WHAT THE TASK REQUIRES:
All of the entries must be reproduced exactly, with no images carried over.

▼

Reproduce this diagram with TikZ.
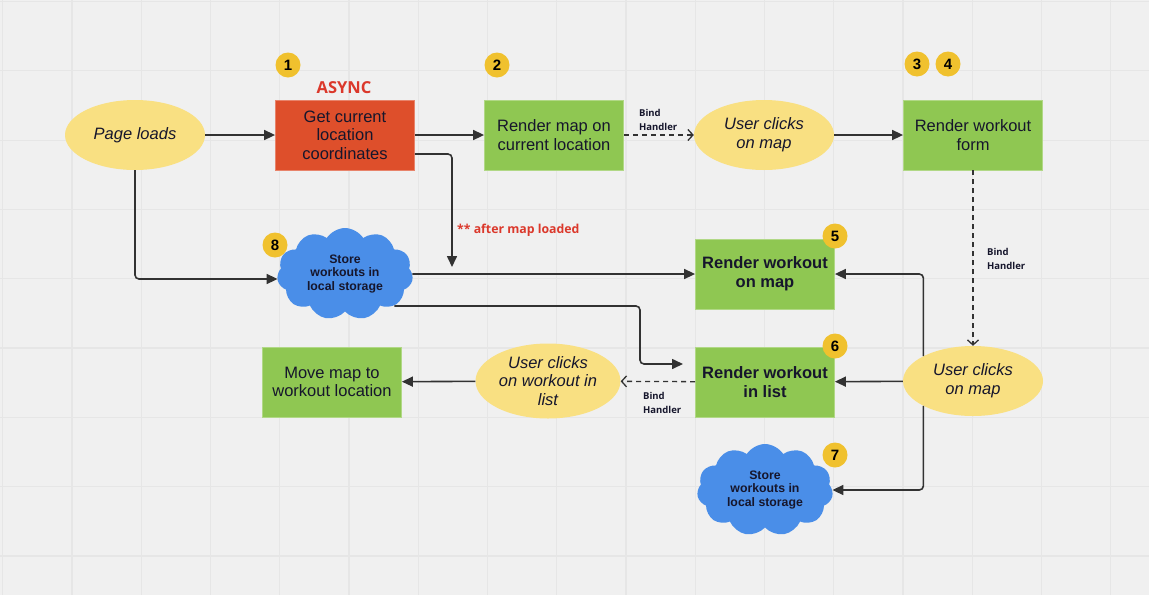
\documentclass[tikz,border=0pt]{standalone}
\usepackage{fontspec}
\setmainfont{Liberation Sans}
\newfontfamily\notefont{Open Sans}
\usetikzlibrary{arrows.meta, shapes.geometric, shapes.symbols}
\definecolor{bgcol}{RGB}{240,240,240}
\definecolor{gridcol}{RGB}{230,230,230}
\definecolor{boxgreen}{RGB}{143,199,82}
\definecolor{asyncred}{RGB}{222,79,43}
\definecolor{evyellow}{RGB}{249,224,130}
\definecolor{cloudblue}{RGB}{74,142,232}
\definecolor{badgecol}{RGB}{240,193,46}
\definecolor{notered}{RGB}{219,56,43}
\definecolor{inkcol}{RGB}{22,22,44}
\definecolor{linecol}{RGB}{50,50,50}
\tikzset{
    stepbox/.style={rectangle, fill=boxgreen, draw=boxgreen!70!white, line width=0.8pt,
        minimum width=139pt, minimum height=70pt, align=center, text=inkcol,
        font=\fontsize{16.5}{18.5}\selectfont},
    event/.style={ellipse, fill=evyellow, minimum width=140pt, minimum height=70pt,
        inner sep=0pt, align=center, text=inkcol, font=\fontsize{16.5}{18.7}\selectfont\itshape},
    store/.style={cloud, cloud puffs=11, cloud puff arc=115, aspect=1.5, fill=cloudblue,
        minimum width=136pt, minimum height=92pt, inner sep=0pt, align=center, text=inkcol,
        font=\fontsize{12.3}{13.5}\selectfont\bfseries},
    badge/.style={circle, fill=badgecol, minimum size=25pt, inner sep=0pt, text=black,
        font=\fontsize{15}{15}\selectfont\bfseries},
    note/.style={align=left, inner sep=0pt, text=inkcol, font=\notefont\bfseries\fontsize{9.5}{13.5}\selectfont},
    flow/.style={draw=linecol, line width=1.6pt, rounded corners=4pt, -{Triangle[length=11pt,width=10pt]}},
    hook/.style={draw=linecol, line width=1.3pt, dash pattern=on 5pt off 4pt,
        -{Straight Barb[length=5pt,width=11pt]}},
}
\begin{document}
\begin{tikzpicture}[x=1pt, y=-1pt]
    \useasboundingbox (0,0) rectangle (1149,595);
    \fill[bgcol] (0,0) rectangle (1149,595);
    \foreach \i in {0,...,16}
        \draw[gridcol, line width=1.2pt] ({2.7+69.25*\i},0) -- ++(0,595);
    \foreach \j in {0,...,8}
        \draw[gridcol, line width=1.2pt] (0,{1.5+69.3*\j}) -- ++(1149,0);

    % top row
    \node[event] (pl) at (135,135) {Page loads};
    \node[stepbox, fill=asyncred, draw=asyncred!70!white] (gcl) at (345,135) {Get current\\location\\coordinates};
    \node[stepbox] (rm) at (554,135) {Render map on\\current location};
    \node[event] (uc1) at (764,135) {User clicks\\on map};
    \node[stepbox] (rwf) at (973,135) {Render workout\\form};

    % middle and bottom
    \node[store] (st8) at (345,274) {Store\\workouts in\\local storage};
    \node[stepbox, font=\fontsize{16.5}{19}\selectfont\bfseries] (rwm) at (765,274) {Render workout\\on map};
    \node[stepbox, font=\fontsize{16.5}{19}\selectfont\bfseries] (rwl) at (765,382) {Render workout\\in list};
    \node[event] (uc2) at (973,381) {User clicks\\on map};
    \node[event, minimum width=145pt, minimum height=75pt] (uc3) at (548,381) {User clicks\\on workout in\\list};
    \node[stepbox] (mm) at (332,382) {Move map to\\workout location};
    \node[store] (st7) at (765,490) {Store\\workouts in\\local storage};

    % numbers and notes
    \node[badge] (b1) at (288,65) {1};
    \node[badge] (b2) at (497,65) {2};
    \node[badge] (b3) at (917,64) {3};
    \node[badge] (b4) at (948,64) {4};
    \node[badge] (b5) at (835,236) {5};
    \node[badge] (b6) at (835,346) {6};
    \node[badge] (b7) at (835,455) {7};
    \node[badge] (b8) at (275,245) {8};
    \node[text=notered, font=\notefont\bfseries\fontsize{16.5}{16.5}\selectfont] (async) at (344,88) {ASYNC};
    \node[note, anchor=west, text=notered, font=\notefont\bfseries\fontsize{12.3}{12.3}\selectfont] (loadnote) at (457,230) {** after map loaded};
    \node[note, anchor=west] (bh1) at (639,120) {Bind\\Handler};
    \node[note, anchor=west] (bh2) at (987,259) {Bind\\Handler};
    \node[note, anchor=west] (bh3) at (643,403) {Bind\\Handler};

    \coordinate (loaded) at (452,267);
    \coordinate (listin) at (683,364);

    % connectors
    \draw[flow] (pl) -- (gcl);
    \draw[flow] (gcl) -- (rm);
    \draw[hook] (rm) -- (uc1);
    \draw[flow] (uc1) -- (rwf);
    \draw[hook] (rwf) -- (uc2);
    \draw[flow] (pl.south) |- ([yshift=-5pt]st8.west);
    \draw[flow] ([yshift=-19pt]gcl.east) -| (loaded);
    \draw[flow] (st8.east) -- (rwm.west);
    \draw[flow] ([xshift=-18pt,yshift=-32pt]st8.east) -| ([xshift=-43pt]listin) -- (listin);
    \draw[flow] (uc2) -- (rwl);
    \draw[flow] (uc2.north west) |- (rwm.east);
    \draw[flow] (uc2.south west) |- (st7.east);
    \draw[hook] (rwl) -- (uc3);
    \draw[flow] (uc3) -- (mm);
\end{tikzpicture}
\end{document}
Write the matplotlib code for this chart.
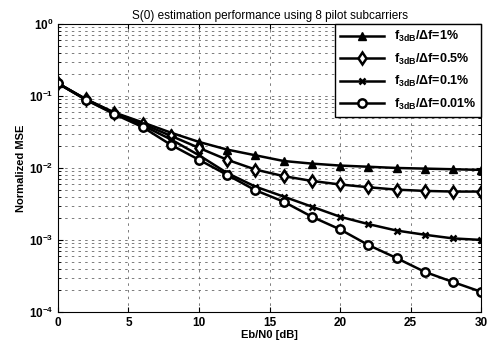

▲

OUTPUT OF THE TASK:
Reproduce this diagram with TikZ.
\documentclass[tikz,border=0pt]{standalone}
\usepackage{fontspec}
\setmainfont{Liberation Sans}
\newfontfamily\notefont{Open Sans}
\usetikzlibrary{arrows.meta, shapes.geometric, shapes.symbols}
\definecolor{bgcol}{RGB}{240,240,240}
\definecolor{gridcol}{RGB}{230,230,230}
\definecolor{boxgreen}{RGB}{143,199,82}
\definecolor{asyncred}{RGB}{222,79,43}
\definecolor{evyellow}{RGB}{249,224,130}
\definecolor{cloudblue}{RGB}{74,142,232}
\definecolor{badgecol}{RGB}{240,193,46}
\definecolor{notered}{RGB}{219,56,43}
\definecolor{inkcol}{RGB}{22,22,44}
\definecolor{linecol}{RGB}{50,50,50}
\tikzset{
    stepbox/.style={rectangle, fill=boxgreen, draw=boxgreen!70!white, line width=0.8pt,
        minimum width=139pt, minimum height=70pt, align=center, text=inkcol,
        font=\fontsize{16.5}{18.5}\selectfont},
    event/.style={ellipse, fill=evyellow, minimum width=140pt, minimum height=70pt,
        inner sep=0pt, align=center, text=inkcol, font=\fontsize{16.5}{18.7}\selectfont\itshape},
    store/.style={cloud, cloud puffs=11, cloud puff arc=115, aspect=1.5, fill=cloudblue,
        minimum width=136pt, minimum height=92pt, inner sep=0pt, align=center, text=inkcol,
        font=\fontsize{12.3}{13.5}\selectfont\bfseries},
    badge/.style={circle, fill=badgecol, minimum size=25pt, inner sep=0pt, text=black,
        font=\fontsize{15}{15}\selectfont\bfseries},
    note/.style={align=left, inner sep=0pt, text=inkcol, font=\notefont\bfseries\fontsize{9.5}{13.5}\selectfont},
    flow/.style={draw=linecol, line width=1.6pt, rounded corners=4pt, -{Triangle[length=11pt,width=10pt]}},
    hook/.style={draw=linecol, line width=1.3pt, dash pattern=on 5pt off 4pt,
        -{Straight Barb[length=5pt,width=11pt]}},
}
\begin{document}
\begin{tikzpicture}[x=1pt, y=-1pt]
    \useasboundingbox (0,0) rectangle (1149,595);
    \fill[bgcol] (0,0) rectangle (1149,595);
    \foreach \i in {0,...,16}
        \draw[gridcol, line width=1.2pt] ({2.7+69.25*\i},0) -- ++(0,595);
    \foreach \j in {0,...,8}
        \draw[gridcol, line width=1.2pt] (0,{1.5+69.3*\j}) -- ++(1149,0);

    % top row
    \node[event] (pl) at (135,135) {Page loads};
    \node[stepbox, fill=asyncred, draw=asyncred!70!white] (gcl) at (345,135) {Get current\\location\\coordinates};
    \node[stepbox] (rm) at (554,135) {Render map on\\current location};
    \node[event] (uc1) at (764,135) {User clicks\\on map};
    \node[stepbox] (rwf) at (973,135) {Render workout\\form};

    % middle and bottom
    \node[store] (st8) at (345,274) {Store\\workouts in\\local storage};
    \node[stepbox, font=\fontsize{16.5}{19}\selectfont\bfseries] (rwm) at (765,274) {Render workout\\on map};
    \node[stepbox, font=\fontsize{16.5}{19}\selectfont\bfseries] (rwl) at (765,382) {Render workout\\in list};
    \node[event] (uc2) at (973,381) {User clicks\\on map};
    \node[event, minimum width=145pt, minimum height=75pt] (uc3) at (548,381) {User clicks\\on workout in\\list};
    \node[stepbox] (mm) at (332,382) {Move map to\\workout location};
    \node[store] (st7) at (765,490) {Store\\workouts in\\local storage};

    % numbers and notes
    \node[badge] (b1) at (288,65) {1};
    \node[badge] (b2) at (497,65) {2};
    \node[badge] (b3) at (917,64) {3};
    \node[badge] (b4) at (948,64) {4};
    \node[badge] (b5) at (835,236) {5};
    \node[badge] (b6) at (835,346) {6};
    \node[badge] (b7) at (835,455) {7};
    \node[badge] (b8) at (275,245) {8};
    \node[text=notered, font=\notefont\bfseries\fontsize{16.5}{16.5}\selectfont] (async) at (344,88) {ASYNC};
    \node[note, anchor=west, text=notered, font=\notefont\bfseries\fontsize{12.3}{12.3}\selectfont] (loadnote) at (457,230) {** after map loaded};
    \node[note, anchor=west] (bh1) at (639,120) {Bind\\Handler};
    \node[note, anchor=west] (bh2) at (987,259) {Bind\\Handler};
    \node[note, anchor=west] (bh3) at (643,403) {Bind\\Handler};

    \coordinate (loaded) at (452,267);
    \coordinate (listin) at (683,364);

    % connectors
    \draw[flow] (pl) -- (gcl);
    \draw[flow] (gcl) -- (rm);
    \draw[hook] (rm) -- (uc1);
    \draw[flow] (uc1) -- (rwf);
    \draw[hook] (rwf) -- (uc2);
    \draw[flow] (pl.south) |- ([yshift=-5pt]st8.west);
    \draw[flow] ([yshift=-19pt]gcl.east) -| (loaded);
    \draw[flow] (st8.east) -- (rwm.west);
    \draw[flow] ([xshift=-18pt,yshift=-32pt]st8.east) -| ([xshift=-43pt]listin) -- (listin);
    \draw[flow] (uc2) -- (rwl);
    \draw[flow] (uc2.north west) |- (rwm.east);
    \draw[flow] (uc2.south west) |- (st7.east);
    \draw[hook] (rwl) -- (uc3);
    \draw[flow] (uc3) -- (mm);
\end{tikzpicture}
\end{document}
Write the matplotlib code for this chart.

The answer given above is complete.